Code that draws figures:
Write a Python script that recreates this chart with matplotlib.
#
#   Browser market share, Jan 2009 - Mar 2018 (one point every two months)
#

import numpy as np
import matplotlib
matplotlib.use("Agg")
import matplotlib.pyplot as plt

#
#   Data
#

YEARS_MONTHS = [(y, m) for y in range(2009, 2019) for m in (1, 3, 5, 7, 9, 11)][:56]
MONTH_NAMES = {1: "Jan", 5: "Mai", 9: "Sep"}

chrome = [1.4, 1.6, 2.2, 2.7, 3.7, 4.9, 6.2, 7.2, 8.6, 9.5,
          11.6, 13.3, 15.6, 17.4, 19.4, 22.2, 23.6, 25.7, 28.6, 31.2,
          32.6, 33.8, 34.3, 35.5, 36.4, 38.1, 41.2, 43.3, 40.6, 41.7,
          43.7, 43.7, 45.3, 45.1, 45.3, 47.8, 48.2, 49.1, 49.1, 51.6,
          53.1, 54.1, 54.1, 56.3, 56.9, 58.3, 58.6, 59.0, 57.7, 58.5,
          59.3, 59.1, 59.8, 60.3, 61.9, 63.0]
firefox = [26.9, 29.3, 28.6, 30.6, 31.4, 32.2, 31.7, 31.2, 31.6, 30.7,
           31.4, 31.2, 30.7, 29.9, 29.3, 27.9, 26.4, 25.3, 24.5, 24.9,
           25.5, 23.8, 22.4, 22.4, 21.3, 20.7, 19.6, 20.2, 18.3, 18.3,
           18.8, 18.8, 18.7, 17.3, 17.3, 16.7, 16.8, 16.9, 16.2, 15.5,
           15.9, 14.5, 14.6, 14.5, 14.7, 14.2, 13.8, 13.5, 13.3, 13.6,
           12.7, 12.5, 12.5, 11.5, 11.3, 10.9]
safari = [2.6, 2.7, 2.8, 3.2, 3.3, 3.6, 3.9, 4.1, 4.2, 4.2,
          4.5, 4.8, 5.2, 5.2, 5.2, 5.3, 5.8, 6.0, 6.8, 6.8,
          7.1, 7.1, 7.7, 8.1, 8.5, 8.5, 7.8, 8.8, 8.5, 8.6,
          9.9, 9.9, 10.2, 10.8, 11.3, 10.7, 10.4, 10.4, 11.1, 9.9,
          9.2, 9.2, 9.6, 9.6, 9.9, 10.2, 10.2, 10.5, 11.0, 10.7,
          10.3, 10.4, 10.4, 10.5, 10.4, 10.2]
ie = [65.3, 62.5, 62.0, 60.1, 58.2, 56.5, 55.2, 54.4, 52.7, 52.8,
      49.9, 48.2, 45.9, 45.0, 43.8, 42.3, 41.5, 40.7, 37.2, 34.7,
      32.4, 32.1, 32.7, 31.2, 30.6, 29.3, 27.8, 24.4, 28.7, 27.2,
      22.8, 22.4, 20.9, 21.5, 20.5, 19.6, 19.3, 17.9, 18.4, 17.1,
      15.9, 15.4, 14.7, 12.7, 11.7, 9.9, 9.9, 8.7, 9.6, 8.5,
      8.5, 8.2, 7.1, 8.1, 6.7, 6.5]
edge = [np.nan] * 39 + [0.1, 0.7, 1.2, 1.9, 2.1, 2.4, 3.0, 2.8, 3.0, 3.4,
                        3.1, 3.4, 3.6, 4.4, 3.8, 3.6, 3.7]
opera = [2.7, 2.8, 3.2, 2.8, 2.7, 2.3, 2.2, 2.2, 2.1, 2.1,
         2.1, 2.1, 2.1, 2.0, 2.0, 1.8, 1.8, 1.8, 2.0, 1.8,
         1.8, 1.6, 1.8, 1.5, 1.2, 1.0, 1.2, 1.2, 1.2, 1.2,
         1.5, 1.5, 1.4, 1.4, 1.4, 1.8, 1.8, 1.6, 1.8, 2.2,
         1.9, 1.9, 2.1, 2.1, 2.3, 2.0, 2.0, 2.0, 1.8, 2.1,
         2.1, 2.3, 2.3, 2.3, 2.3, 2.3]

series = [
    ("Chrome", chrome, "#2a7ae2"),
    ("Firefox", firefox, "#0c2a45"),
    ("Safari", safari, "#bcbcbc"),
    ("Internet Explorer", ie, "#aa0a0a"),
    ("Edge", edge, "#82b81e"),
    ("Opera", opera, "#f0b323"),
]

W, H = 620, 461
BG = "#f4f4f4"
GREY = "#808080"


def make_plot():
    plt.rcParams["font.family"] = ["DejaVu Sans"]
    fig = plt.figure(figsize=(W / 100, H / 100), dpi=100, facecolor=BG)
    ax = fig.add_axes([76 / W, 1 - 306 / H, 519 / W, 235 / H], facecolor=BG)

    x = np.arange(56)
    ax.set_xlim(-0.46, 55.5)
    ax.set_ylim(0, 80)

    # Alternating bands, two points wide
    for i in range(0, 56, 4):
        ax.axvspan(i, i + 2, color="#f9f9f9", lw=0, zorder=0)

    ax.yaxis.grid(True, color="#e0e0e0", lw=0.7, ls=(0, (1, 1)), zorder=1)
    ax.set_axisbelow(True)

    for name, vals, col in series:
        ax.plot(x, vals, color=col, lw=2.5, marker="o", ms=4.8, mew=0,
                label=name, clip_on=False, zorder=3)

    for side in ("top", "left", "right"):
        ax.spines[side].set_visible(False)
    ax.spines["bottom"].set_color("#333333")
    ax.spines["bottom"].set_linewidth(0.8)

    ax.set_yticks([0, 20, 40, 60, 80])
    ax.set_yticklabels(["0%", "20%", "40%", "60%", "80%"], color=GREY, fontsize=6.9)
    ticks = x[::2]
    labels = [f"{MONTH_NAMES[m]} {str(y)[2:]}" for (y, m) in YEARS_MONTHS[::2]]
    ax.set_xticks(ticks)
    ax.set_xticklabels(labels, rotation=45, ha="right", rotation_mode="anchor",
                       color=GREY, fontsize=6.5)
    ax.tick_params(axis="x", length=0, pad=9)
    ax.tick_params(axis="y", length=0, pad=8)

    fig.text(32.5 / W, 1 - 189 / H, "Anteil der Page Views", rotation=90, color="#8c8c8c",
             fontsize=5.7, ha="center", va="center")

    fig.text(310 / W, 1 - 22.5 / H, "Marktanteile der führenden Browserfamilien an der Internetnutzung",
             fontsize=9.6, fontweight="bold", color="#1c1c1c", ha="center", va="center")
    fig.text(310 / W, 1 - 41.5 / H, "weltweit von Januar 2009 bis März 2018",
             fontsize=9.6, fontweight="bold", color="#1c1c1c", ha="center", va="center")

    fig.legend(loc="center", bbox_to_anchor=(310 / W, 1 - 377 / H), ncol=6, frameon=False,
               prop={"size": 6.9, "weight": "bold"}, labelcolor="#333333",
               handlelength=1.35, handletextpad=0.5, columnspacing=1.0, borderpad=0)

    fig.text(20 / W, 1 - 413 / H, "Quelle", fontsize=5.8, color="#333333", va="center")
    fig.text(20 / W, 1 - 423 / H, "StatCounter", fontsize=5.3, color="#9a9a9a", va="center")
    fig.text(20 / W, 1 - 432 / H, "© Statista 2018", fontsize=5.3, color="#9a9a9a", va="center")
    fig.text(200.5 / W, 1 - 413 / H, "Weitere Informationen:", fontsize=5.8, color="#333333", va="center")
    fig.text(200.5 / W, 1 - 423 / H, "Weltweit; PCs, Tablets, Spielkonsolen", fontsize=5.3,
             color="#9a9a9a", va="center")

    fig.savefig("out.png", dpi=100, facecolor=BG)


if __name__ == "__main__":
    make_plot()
--
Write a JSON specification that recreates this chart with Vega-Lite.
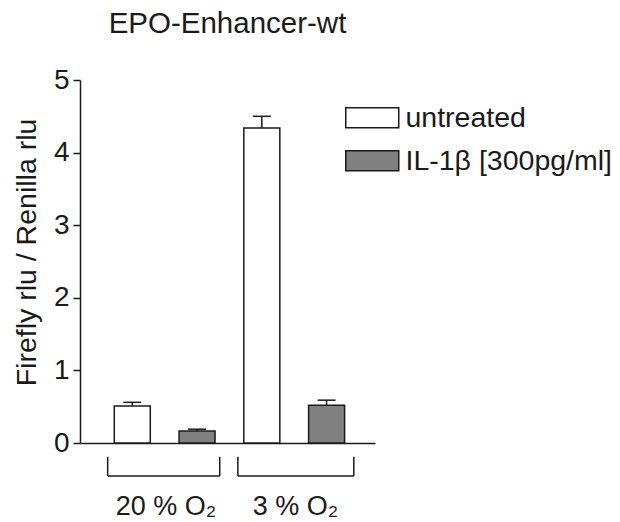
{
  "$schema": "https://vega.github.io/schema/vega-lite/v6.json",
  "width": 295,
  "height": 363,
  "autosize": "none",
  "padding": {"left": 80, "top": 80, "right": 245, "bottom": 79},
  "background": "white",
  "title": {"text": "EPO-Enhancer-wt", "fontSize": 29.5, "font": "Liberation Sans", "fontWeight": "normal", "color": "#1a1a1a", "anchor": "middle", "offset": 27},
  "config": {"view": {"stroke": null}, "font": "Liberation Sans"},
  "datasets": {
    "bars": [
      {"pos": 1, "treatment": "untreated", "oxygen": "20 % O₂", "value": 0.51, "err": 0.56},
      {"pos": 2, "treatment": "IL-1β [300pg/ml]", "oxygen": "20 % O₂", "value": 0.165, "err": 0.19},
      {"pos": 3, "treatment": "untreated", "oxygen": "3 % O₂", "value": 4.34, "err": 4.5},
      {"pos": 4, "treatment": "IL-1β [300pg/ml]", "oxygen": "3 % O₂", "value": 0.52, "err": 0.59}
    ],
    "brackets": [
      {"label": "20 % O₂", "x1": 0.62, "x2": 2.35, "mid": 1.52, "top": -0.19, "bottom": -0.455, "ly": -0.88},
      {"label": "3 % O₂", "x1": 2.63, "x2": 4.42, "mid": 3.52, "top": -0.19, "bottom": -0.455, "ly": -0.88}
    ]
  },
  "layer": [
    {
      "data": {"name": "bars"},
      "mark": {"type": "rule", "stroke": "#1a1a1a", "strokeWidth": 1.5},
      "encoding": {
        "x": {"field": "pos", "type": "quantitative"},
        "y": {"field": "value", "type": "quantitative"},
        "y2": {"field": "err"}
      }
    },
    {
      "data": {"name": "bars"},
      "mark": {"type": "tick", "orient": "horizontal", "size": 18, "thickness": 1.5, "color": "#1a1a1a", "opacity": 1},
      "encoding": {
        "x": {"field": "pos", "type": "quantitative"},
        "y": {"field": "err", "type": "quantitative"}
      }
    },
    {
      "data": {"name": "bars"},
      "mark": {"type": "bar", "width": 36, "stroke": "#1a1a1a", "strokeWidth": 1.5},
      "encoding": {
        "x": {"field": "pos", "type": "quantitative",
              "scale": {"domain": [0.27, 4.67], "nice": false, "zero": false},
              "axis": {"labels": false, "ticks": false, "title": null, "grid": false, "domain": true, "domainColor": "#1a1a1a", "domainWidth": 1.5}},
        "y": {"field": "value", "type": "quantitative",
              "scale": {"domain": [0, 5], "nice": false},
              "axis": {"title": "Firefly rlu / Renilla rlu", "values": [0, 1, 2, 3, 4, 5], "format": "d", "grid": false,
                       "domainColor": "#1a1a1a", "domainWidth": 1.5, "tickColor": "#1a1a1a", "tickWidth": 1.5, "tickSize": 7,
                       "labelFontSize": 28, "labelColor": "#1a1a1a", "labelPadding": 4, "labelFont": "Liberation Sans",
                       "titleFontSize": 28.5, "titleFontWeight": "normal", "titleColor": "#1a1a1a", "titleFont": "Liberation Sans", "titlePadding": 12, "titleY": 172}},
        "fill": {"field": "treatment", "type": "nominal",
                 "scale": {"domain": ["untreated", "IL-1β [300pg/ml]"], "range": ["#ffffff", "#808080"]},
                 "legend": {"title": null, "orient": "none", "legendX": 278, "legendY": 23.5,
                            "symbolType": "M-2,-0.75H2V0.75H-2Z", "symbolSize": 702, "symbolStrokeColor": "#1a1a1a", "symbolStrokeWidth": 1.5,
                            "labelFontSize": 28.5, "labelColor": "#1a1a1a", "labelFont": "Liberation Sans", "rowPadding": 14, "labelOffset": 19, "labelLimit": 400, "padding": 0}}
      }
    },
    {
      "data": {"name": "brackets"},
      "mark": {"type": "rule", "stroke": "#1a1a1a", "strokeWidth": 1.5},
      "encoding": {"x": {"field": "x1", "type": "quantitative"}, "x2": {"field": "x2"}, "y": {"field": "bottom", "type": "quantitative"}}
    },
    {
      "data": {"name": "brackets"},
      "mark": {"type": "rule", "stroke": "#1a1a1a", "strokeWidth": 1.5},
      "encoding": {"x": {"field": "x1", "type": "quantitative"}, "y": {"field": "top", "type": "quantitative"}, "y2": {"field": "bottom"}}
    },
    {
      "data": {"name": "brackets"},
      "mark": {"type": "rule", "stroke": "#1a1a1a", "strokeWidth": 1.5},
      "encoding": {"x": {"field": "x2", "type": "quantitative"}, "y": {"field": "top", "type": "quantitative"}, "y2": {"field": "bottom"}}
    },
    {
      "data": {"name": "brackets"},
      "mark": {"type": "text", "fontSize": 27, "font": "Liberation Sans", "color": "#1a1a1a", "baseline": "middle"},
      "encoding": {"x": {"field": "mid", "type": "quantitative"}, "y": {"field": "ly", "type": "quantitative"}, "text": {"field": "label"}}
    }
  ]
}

Goal of the exercise:
Locate all lines in the listing above with the word "this" and copy them.

Finished answer:
Write a Python script that recreates this chart with matplotlib.
Write a JSON specification that recreates this chart with Vega-Lite.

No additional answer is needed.